-- Begin Data supplied --

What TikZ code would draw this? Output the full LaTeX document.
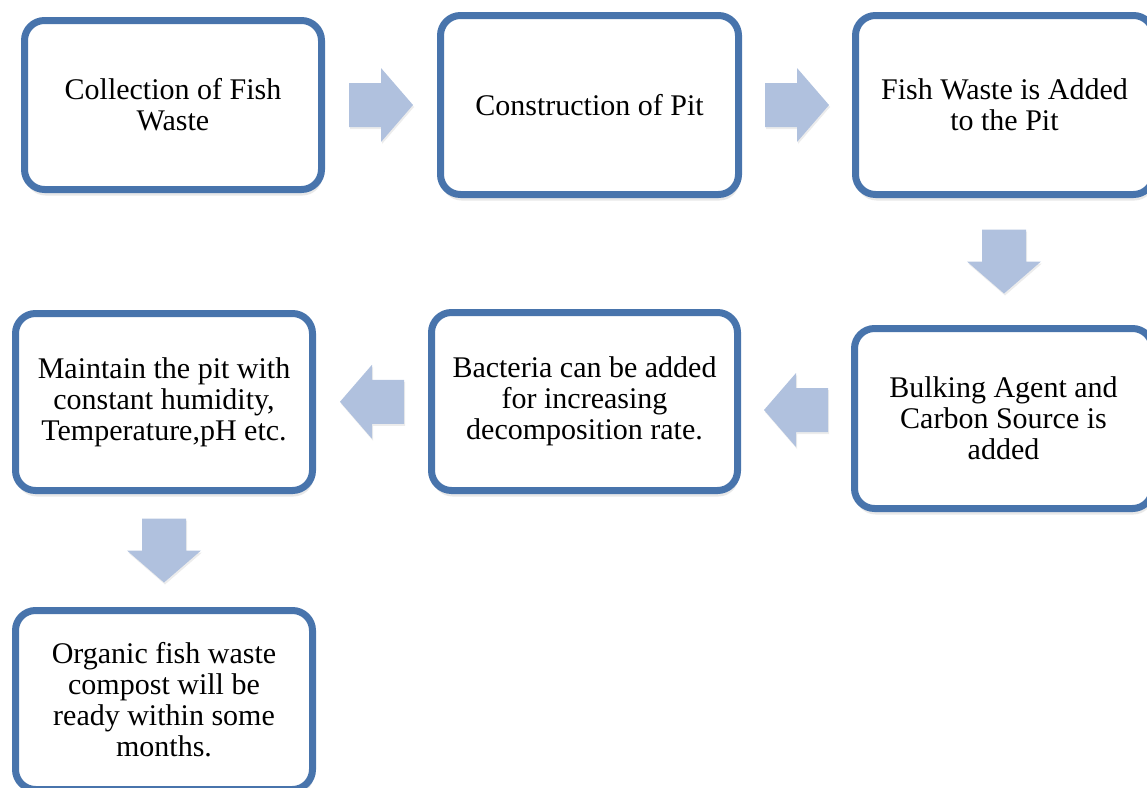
\documentclass[tikz,border=0pt]{standalone}
\usepackage{fontspec}
\setmainfont{Liberation Serif}
\usetikzlibrary{calc,positioning,shadows}
\definecolor{BoxBlue}{RGB}{72,116,172}
\definecolor{ArrowBlue}{RGB}{176,193,222}
\newcommand{\blockarrow}[3]{%
  \fill[ArrowBlue,shift={($(#1)!.5!(#2)$)},rotate=#3,
    drop shadow={shadow xshift=1pt,shadow yshift=-2pt,opacity=.15}]
    (-32,-22)--(0,-22)--(0,-37)--(32,0)--(0,37)--(0,22)--(-32,22)--cycle;}
\tikzset{
  stage/.style={draw=BoxBlue,line width=7pt,rounded corners=20pt,fill=white,
    align=center,inner sep=0pt,font=\fontsize{30}{31}\selectfont,
    drop shadow={shadow xshift=1pt,shadow yshift=-6pt,opacity=.18}}
}

\begin{document}
\begin{tikzpicture}[x=1pt,y=-1pt]
  \path[use as bounding box] (0,0) rectangle (1147,787);
  \clip (0,0) rectangle (1147,787);
  \node[stage,minimum width=297,minimum height=169] (b1) at (173,105) {Collection of Fish\\Waste};
  \node[stage,minimum width=298,minimum height=179] (b2) at (589.5,105) {Construction of Pit};
  \node[stage,minimum width=298,minimum height=179] (b3) at (1004.5,105) {Fish Waste is Added\\to the Pit};
  \node[stage,minimum width=298,minimum height=180] (b6) at (1003.5,418.5) {Bulking Agent and\\Carbon Source is\\added};
  \node[stage,minimum width=306,minimum height=178] (b5) at (584.5,401.5) {Bacteria can be added\\for increasing\\decomposition rate.};
  \node[stage,minimum width=297,minimum height=177] (b4) at (164,402) {Maintain the pit with\\constant humidity,\\Temperature,pH etc.};
  \node[stage,minimum width=297,minimum height=179] (b7) at (164,700) {Organic fish waste\\compost will be\\ready within some\\months.};
  \blockarrow{b1.east}{b2.west}{0}
  \blockarrow{b2.east}{b3.west}{0}
  \blockarrow{b3.south}{b6.north}{-90}
  \blockarrow{b6.west}{b5.east}{180}
  \blockarrow{b5.west}{b4.east}{180}
  \blockarrow{b4.south}{b7.north}{-90}
\end{tikzpicture}
\end{document}
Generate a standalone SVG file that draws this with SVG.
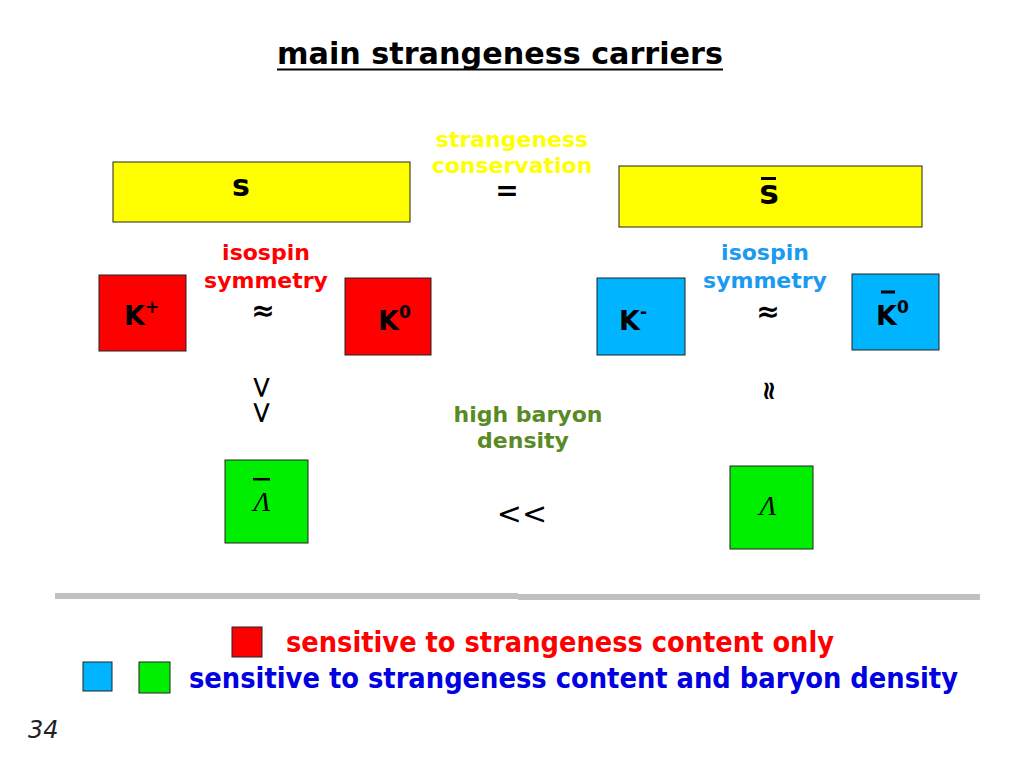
<svg xmlns="http://www.w3.org/2000/svg" width="1023" height="768" viewBox="0 0 1023 768">
<style>
text{font-family:"DejaVu Sans","Liberation Sans",sans-serif;font-weight:bold}
.box{stroke:#222;stroke-width:1}
.y{fill:#ffff00}.r{fill:#ff0000}.b{fill:#00b4ff}.g{fill:#00ee00}
.lbl{font-size:27px;fill:#000}
.sup{font-size:17px}
.lam{font-family:"Liberation Serif",serif;font-style:italic;font-weight:normal;font-size:28px;fill:#000}
.two{font-size:22px;text-anchor:middle}
.rel{fill:#000;text-anchor:middle}
.leg{font-family:"DejaVu Sans Condensed","DejaVu Sans",sans-serif;font-stretch:condensed;font-size:28px}
</style>
<rect width="1023" height="768" fill="#fff"/>
<g id="title">
<text x="500" y="64" font-size="30" text-anchor="middle" fill="#000" textLength="446" lengthAdjust="spacingAndGlyphs">main strangeness carriers</text>
<rect x="277" y="68.5" width="446" height="2" fill="#000"/>
</g>
<g id="s-quark">
<rect class="box y" x="113" y="162" width="297" height="60"/>
<text x="241" y="196" font-size="30" text-anchor="middle" fill="#000">s</text>
</g>
<g id="sbar-quark">
<rect class="box y" x="619" y="166" width="303" height="61"/>
<text x="769" y="204" font-size="33" text-anchor="middle" fill="#000">s</text>
<rect x="761" y="177" width="15" height="3" fill="#000"/>
</g>
<g id="Kplus">
<rect class="box r" x="99" y="275" width="87" height="76"/>
<text class="lbl" x="124" y="325">K<tspan class="sup" dy="-12">+</tspan></text>
</g>
<g id="K0">
<rect class="box r" x="345" y="278" width="86" height="77"/>
<text class="lbl" x="378" y="330">K<tspan class="sup" dy="-12">0</tspan></text>
</g>
<g id="Kminus">
<rect class="box b" x="597" y="278" width="88" height="77"/>
<text class="lbl" x="619" y="330">K<tspan class="sup" dy="-12">-</tspan></text>
</g>
<g id="K0bar">
<rect class="box b" x="852" y="274" width="87" height="76"/>
<text class="lbl" x="876" y="325">K<tspan class="sup" dy="-12">0</tspan></text>
<rect x="881" y="290.5" width="14" height="3" fill="#000"/>
</g>
<g id="Lambdabar">
<rect class="box g" x="225" y="460" width="83" height="83"/>
<text class="lam" x="262" y="511" text-anchor="middle">Λ</text>
<rect x="253" y="478" width="17" height="2.5" fill="#000"/>
</g>
<g id="Lambda">
<rect class="box g" x="730" y="466" width="83" height="83"/>
<text class="lam" x="768" y="515" text-anchor="middle">Λ</text>
</g>
<g id="labels">
<text class="two" fill="#ffff00"><tspan x="512" y="147">strangeness</tspan><tspan x="512" y="173">conservation</tspan></text>
<text class="two" fill="#ff0000"><tspan x="266" y="260">isospin</tspan><tspan x="266" y="288">symmetry</tspan></text>
<text class="two" fill="#1a9af0"><tspan x="765" y="260">isospin</tspan><tspan x="765" y="288">symmetry</tspan></text>
<text class="two" fill="#5a8a26"><tspan x="528" y="422">high baryon</tspan><tspan x="523" y="448">density</tspan></text>
</g>
<g id="relations">
<text class="rel" x="507" y="200" font-size="28">=</text>
<text class="rel" x="263" y="320" font-size="28">≈</text>
<text class="rel" x="768" y="321" font-size="28">≈</text>
<text class="rel" x="522" y="524" font-size="30" style="font-weight:normal">&lt;&lt;</text>
<text class="rel" font-size="30" style="font-weight:normal" transform="translate(262,400) rotate(90)" x="0" y="9.6">&gt;&gt;</text>
<text class="rel" font-size="26" transform="translate(769,391) rotate(90)" x="0" y="8.3">≈</text>
</g>
<g id="separator">
<rect x="55" y="593" width="463" height="6" fill="#c0c0c0"/>
<rect x="518" y="594" width="462" height="6" fill="#c0c0c0"/>
</g>
<g id="legend">
<rect class="box r" x="232" y="627" width="30" height="30"/>
<rect class="box b" x="83" y="662" width="29" height="29"/>
<rect class="box g" x="139" y="662" width="31" height="31"/>
<text class="leg" x="286" y="652" fill="#ff0000" textLength="548" lengthAdjust="spacingAndGlyphs">sensitive to strangeness content only</text>
<text class="leg" x="189" y="688" fill="#0000e0" textLength="769" lengthAdjust="spacingAndGlyphs">sensitive to strangeness content and baryon density</text>
</g>
<text id="page" x="28" y="738" font-size="24" style="font-weight:normal;font-style:italic" fill="#222">34</text>
</svg>
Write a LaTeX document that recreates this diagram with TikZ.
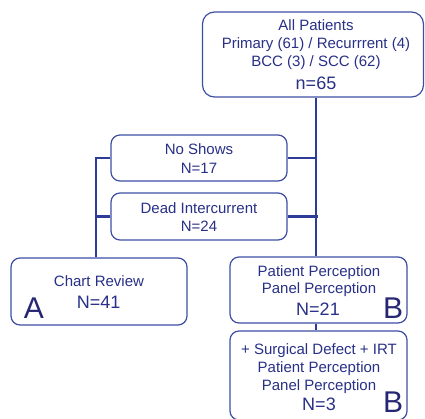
\documentclass[tikz,border=0pt]{standalone}
\usepackage{fontspec}
\setmainfont{Liberation Sans}
\definecolor{boxcol}{RGB}{62,78,165}
\definecolor{linecol}{RGB}{45,60,150}
\definecolor{textcol}{RGB}{40,48,135}
\definecolor{lettercol}{RGB}{38,38,115}
\tikzset{
  box/.style={draw=boxcol, line width=1.2pt, rounded corners=9pt, inner sep=0pt, fill=white},
  conn/.style={draw=linecol, line width=2.2pt},
  txt/.style={text=textcol, anchor=base, inner sep=0pt, font=\fontsize{15}{18}\selectfont},
  big/.style={text=textcol, anchor=base, inner sep=0pt, font=\fontsize{18}{21}\selectfont},
  letter/.style={text=lettercol, anchor=base, inner sep=0pt, font=\fontsize{30}{34}\selectfont},
}
\begin{document}
\begin{tikzpicture}[x=1pt,y=-1pt]
\useasboundingbox (0,0) rectangle (425,419);
\fill[white] (0,0) rectangle (425,419);
\coordinate (trunk) at (316,0);
\coordinate (left) at (96,0);

% boxes
\node[box, rounded corners=12pt, minimum width=221pt, minimum height=85pt] (top) at (313,54.5) {};
\node[box, minimum width=176pt, minimum height=46pt] (noshow) at (199,158) {};
\node[box, minimum width=176pt, minimum height=47pt] (dead) at (199,216.5) {};
\node[box, minimum width=176pt, minimum height=67pt] (chart) at (99,291.5) {};
\node[box, minimum width=177pt, minimum height=66pt] (pp) at (318.5,290) {};
\node[box, minimum width=177pt, minimum height=89pt] (bot) at (318.5,375.5) {};

% connectors
\draw[conn] (top.south -| trunk) -- (pp.north -| trunk);
\draw[conn] (noshow.east) -- (noshow.east -| trunk);
\draw[conn] (dead.east) -- ([xshift=2pt]dead.east -| trunk);
\draw[conn] (noshow.west) -- (noshow.west -| left) -- (chart.north -| left);
\draw[conn] (dead.west) -- (dead.west -| left);
\draw[conn] (pp.south -| trunk) -- (bot.north -| trunk);

% texts: top
\node[txt] (t1) at (316,30.7) {All Patients};
\node[txt] (t2) at (316,49) {Primary (61) / Recurrrent (4)};
\node[txt] (t3) at (316,66.7) {BCC (3) / SCC (62)};
\node[big] (t4) at (316,89.3) {n=65};
% no shows
\node[txt] (n1) at (199,155) {No Shows};
\node[txt] (n2) at (199,173.3) {N=17};
% dead
\node[txt] (d1) at (199,214) {Dead Intercurrent};
\node[txt] (d2) at (199,231.7) {N=24};
% chart
\node[txt] (c1) at (99,286.7) {Chart Review};
\node[big] (c2) at (98.7,308.3) {N=41};
\node[letter] (cA) at (34,318.3) {A};
% pp
\node[txt] (p1) at (319,276.7) {Patient Perception};
\node[txt] (p2) at (319,294) {Panel Perception};
\node[big] (p3) at (318,315) {N=21};
\node[letter] (pB) at (393,318.3) {B};
% bottom
\node[txt] (b1) at (319,354) {+ Surgical Defect + IRT};
\node[txt] (b2) at (319,372) {Patient Perception};
\node[txt] (b3) at (319,390) {Panel Perception};
\node[big] (b4) at (319,410) {N=3};
\node[letter] (bB) at (393,412) {B};
\end{tikzpicture}
\end{document}
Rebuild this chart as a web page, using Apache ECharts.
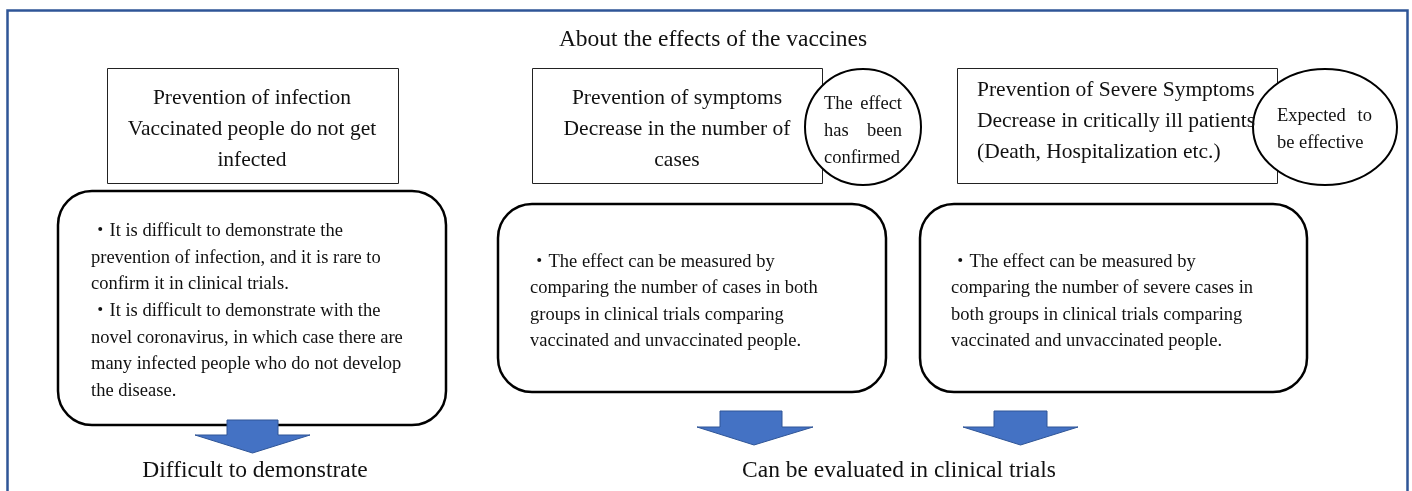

-- End Data supplied --

== To do ==
Set down, without pictures, the lines between the line holding "Write a LaTeX" and the line holding "(bot.north -| trunk);", both inclusive.

== Output ==
Write a LaTeX document that recreates this diagram with TikZ.
\documentclass[tikz,border=0pt]{standalone}
\usepackage{fontspec}
\setmainfont{Liberation Sans}
\definecolor{boxcol}{RGB}{62,78,165}
\definecolor{linecol}{RGB}{45,60,150}
\definecolor{textcol}{RGB}{40,48,135}
\definecolor{lettercol}{RGB}{38,38,115}
\tikzset{
  box/.style={draw=boxcol, line width=1.2pt, rounded corners=9pt, inner sep=0pt, fill=white},
  conn/.style={draw=linecol, line width=2.2pt},
  txt/.style={text=textcol, anchor=base, inner sep=0pt, font=\fontsize{15}{18}\selectfont},
  big/.style={text=textcol, anchor=base, inner sep=0pt, font=\fontsize{18}{21}\selectfont},
  letter/.style={text=lettercol, anchor=base, inner sep=0pt, font=\fontsize{30}{34}\selectfont},
}
\begin{document}
\begin{tikzpicture}[x=1pt,y=-1pt]
\useasboundingbox (0,0) rectangle (425,419);
\fill[white] (0,0) rectangle (425,419);
\coordinate (trunk) at (316,0);
\coordinate (left) at (96,0);

% boxes
\node[box, rounded corners=12pt, minimum width=221pt, minimum height=85pt] (top) at (313,54.5) {};
\node[box, minimum width=176pt, minimum height=46pt] (noshow) at (199,158) {};
\node[box, minimum width=176pt, minimum height=47pt] (dead) at (199,216.5) {};
\node[box, minimum width=176pt, minimum height=67pt] (chart) at (99,291.5) {};
\node[box, minimum width=177pt, minimum height=66pt] (pp) at (318.5,290) {};
\node[box, minimum width=177pt, minimum height=89pt] (bot) at (318.5,375.5) {};

% connectors
\draw[conn] (top.south -| trunk) -- (pp.north -| trunk);
\draw[conn] (noshow.east) -- (noshow.east -| trunk);
\draw[conn] (dead.east) -- ([xshift=2pt]dead.east -| trunk);
\draw[conn] (noshow.west) -- (noshow.west -| left) -- (chart.north -| left);
\draw[conn] (dead.west) -- (dead.west -| left);
\draw[conn] (pp.south -| trunk) -- (bot.north -| trunk);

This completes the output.